■ **Data supplied**
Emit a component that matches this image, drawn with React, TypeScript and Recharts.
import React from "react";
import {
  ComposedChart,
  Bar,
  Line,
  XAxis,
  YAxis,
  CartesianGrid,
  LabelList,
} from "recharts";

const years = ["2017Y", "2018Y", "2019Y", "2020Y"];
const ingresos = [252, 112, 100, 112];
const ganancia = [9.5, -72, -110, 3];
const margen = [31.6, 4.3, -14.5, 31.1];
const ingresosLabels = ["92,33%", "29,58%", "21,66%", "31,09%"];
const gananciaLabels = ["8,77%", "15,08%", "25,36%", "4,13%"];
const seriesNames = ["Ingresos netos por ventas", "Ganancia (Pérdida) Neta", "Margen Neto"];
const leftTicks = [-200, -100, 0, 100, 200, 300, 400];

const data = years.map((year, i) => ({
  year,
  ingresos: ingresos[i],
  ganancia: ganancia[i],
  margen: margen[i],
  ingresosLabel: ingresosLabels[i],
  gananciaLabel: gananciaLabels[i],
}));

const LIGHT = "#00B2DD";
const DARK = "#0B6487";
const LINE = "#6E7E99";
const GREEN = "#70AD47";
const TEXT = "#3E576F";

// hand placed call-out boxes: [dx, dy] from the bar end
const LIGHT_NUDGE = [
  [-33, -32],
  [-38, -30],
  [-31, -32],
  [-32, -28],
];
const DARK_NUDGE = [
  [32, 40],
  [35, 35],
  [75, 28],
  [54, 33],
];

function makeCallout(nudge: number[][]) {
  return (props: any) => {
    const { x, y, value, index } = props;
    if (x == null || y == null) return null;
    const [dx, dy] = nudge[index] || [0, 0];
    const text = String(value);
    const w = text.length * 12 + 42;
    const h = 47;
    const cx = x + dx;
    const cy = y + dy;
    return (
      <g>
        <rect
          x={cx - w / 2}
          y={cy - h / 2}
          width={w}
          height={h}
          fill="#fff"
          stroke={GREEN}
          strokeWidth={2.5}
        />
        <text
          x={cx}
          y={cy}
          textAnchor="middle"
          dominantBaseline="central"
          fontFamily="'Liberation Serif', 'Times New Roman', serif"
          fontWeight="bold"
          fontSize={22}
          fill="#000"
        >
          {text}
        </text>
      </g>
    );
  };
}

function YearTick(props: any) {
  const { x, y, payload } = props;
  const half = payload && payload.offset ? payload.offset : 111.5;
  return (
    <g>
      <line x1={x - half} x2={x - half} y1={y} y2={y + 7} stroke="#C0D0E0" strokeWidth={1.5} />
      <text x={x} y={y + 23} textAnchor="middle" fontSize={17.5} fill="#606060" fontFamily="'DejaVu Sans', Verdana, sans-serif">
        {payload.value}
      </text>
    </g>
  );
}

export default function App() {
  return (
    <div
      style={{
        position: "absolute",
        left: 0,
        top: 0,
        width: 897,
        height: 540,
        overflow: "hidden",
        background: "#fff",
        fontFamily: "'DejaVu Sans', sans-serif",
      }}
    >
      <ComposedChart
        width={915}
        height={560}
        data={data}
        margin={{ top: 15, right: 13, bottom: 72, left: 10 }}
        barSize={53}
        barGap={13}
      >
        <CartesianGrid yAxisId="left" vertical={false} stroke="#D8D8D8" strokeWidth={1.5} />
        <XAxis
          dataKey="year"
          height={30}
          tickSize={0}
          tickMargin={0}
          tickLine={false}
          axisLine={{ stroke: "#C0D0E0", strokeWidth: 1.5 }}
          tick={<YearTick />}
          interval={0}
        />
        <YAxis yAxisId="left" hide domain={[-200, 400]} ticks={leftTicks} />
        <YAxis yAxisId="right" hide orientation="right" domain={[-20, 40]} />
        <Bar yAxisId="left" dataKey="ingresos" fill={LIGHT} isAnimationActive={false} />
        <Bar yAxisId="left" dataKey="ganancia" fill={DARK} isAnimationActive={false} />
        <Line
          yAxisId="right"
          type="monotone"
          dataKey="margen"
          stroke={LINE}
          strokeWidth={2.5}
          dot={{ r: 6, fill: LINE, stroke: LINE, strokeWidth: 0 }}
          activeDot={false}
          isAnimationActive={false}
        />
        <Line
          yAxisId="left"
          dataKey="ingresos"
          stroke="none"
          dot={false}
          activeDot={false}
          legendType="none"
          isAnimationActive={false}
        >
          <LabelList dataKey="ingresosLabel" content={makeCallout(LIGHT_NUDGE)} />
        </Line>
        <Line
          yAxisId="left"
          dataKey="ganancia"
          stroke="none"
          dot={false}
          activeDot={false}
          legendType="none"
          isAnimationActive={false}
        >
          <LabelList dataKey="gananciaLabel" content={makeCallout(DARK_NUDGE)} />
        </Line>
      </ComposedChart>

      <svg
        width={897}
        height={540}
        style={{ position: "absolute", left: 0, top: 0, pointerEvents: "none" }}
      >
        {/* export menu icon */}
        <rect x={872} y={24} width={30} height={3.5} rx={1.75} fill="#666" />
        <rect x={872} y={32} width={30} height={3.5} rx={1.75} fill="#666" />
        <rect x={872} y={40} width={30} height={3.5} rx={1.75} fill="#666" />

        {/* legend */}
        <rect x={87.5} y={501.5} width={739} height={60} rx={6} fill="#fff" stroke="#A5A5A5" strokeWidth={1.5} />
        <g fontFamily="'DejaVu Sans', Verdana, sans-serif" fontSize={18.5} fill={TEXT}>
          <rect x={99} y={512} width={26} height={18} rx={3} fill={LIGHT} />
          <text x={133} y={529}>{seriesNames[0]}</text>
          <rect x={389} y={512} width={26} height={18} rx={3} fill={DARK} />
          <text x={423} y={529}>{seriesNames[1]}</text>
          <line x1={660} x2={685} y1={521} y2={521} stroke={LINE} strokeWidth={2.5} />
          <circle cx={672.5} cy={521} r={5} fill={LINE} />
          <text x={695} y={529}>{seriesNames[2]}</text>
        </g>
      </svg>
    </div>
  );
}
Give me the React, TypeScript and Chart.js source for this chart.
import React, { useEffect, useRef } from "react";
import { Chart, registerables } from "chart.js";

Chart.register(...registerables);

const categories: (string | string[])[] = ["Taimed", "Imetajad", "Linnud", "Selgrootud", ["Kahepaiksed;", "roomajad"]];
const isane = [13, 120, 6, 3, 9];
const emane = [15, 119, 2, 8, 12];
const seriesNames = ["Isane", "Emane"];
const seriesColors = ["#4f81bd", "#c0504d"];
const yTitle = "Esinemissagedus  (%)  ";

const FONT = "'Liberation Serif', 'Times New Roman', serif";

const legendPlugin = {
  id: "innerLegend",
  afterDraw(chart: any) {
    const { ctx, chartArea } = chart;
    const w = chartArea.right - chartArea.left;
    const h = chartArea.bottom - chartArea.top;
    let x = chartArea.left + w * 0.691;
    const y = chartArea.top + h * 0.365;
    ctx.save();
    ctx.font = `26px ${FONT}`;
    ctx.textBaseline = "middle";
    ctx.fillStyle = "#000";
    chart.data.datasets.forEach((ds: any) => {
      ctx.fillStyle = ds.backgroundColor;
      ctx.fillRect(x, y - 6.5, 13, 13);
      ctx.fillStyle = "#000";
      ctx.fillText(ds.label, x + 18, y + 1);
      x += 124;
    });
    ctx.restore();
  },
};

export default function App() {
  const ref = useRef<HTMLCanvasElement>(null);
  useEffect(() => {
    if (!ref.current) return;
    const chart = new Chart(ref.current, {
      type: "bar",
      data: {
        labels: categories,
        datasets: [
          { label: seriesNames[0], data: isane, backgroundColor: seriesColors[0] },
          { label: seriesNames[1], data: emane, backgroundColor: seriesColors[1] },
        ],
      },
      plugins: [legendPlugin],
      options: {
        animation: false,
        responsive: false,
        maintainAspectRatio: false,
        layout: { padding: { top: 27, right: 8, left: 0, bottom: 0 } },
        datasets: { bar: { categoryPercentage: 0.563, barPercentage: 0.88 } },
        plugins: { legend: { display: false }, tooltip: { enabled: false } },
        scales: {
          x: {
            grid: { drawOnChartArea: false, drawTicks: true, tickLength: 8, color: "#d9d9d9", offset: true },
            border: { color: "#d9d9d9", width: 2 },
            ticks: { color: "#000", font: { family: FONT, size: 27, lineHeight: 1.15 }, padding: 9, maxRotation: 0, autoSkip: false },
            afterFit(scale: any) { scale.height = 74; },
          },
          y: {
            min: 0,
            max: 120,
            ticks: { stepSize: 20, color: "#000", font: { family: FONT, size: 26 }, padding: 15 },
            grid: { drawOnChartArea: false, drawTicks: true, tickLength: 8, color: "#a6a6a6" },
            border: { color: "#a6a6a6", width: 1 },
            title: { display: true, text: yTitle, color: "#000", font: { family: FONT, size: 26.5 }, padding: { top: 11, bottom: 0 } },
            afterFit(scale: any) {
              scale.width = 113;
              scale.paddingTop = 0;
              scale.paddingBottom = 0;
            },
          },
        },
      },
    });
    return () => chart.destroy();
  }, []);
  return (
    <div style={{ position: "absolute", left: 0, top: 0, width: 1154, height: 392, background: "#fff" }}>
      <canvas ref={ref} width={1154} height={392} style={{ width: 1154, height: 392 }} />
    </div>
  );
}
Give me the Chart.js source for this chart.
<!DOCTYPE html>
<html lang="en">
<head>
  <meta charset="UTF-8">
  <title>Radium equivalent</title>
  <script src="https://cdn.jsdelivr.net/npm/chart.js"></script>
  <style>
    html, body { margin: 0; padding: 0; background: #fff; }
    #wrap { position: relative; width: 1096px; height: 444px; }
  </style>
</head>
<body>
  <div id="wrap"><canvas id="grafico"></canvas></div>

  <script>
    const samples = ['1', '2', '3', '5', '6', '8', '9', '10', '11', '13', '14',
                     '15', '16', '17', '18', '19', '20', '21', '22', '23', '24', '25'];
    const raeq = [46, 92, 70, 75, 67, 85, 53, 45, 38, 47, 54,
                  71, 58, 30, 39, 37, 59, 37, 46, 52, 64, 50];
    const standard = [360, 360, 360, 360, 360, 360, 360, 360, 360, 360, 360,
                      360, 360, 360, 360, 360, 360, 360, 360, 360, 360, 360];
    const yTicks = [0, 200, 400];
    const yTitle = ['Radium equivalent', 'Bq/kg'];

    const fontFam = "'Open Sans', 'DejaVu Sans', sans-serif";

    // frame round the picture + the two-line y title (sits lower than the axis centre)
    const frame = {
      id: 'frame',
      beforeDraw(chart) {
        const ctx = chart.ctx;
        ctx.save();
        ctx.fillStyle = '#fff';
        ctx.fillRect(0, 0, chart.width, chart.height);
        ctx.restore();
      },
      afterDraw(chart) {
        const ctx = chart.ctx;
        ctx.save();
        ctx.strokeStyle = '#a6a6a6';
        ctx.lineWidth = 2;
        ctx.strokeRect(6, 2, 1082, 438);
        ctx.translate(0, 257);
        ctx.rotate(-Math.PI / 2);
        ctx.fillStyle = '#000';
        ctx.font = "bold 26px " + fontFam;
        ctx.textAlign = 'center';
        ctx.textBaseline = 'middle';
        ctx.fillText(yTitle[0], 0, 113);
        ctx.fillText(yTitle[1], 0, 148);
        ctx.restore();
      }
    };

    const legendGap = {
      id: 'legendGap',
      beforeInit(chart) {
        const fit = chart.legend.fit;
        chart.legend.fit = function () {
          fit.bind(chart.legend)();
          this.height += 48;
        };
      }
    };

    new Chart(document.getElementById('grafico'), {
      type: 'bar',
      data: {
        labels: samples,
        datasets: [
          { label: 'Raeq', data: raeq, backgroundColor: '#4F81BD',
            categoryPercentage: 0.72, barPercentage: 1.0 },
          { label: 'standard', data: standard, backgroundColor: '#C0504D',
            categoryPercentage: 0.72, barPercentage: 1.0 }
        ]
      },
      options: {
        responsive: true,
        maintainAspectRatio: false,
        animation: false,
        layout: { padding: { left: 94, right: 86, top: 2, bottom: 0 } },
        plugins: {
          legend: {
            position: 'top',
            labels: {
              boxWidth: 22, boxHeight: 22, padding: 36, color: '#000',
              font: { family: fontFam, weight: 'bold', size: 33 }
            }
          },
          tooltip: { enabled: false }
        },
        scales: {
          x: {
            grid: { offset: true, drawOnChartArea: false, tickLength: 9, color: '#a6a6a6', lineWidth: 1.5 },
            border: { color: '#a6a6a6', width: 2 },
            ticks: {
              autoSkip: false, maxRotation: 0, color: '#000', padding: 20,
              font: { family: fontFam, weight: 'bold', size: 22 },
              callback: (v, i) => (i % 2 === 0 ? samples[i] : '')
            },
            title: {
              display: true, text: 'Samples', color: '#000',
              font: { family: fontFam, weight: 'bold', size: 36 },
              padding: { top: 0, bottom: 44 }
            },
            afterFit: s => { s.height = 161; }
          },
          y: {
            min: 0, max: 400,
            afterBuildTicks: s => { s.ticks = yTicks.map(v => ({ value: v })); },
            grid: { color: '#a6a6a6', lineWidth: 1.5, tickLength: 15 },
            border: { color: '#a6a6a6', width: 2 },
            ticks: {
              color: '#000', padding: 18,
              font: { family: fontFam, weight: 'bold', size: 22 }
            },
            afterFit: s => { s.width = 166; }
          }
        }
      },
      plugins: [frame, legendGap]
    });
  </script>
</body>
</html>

■ **Given task**
Show every line of the listing in which the string "this" can be found.

■ **Full answer**
Emit a component that matches this image, drawn with React, TypeScript and Recharts.
Give me the React, TypeScript and Chart.js source for this chart.
Give me the Chart.js source for this chart.
          this.height += 48;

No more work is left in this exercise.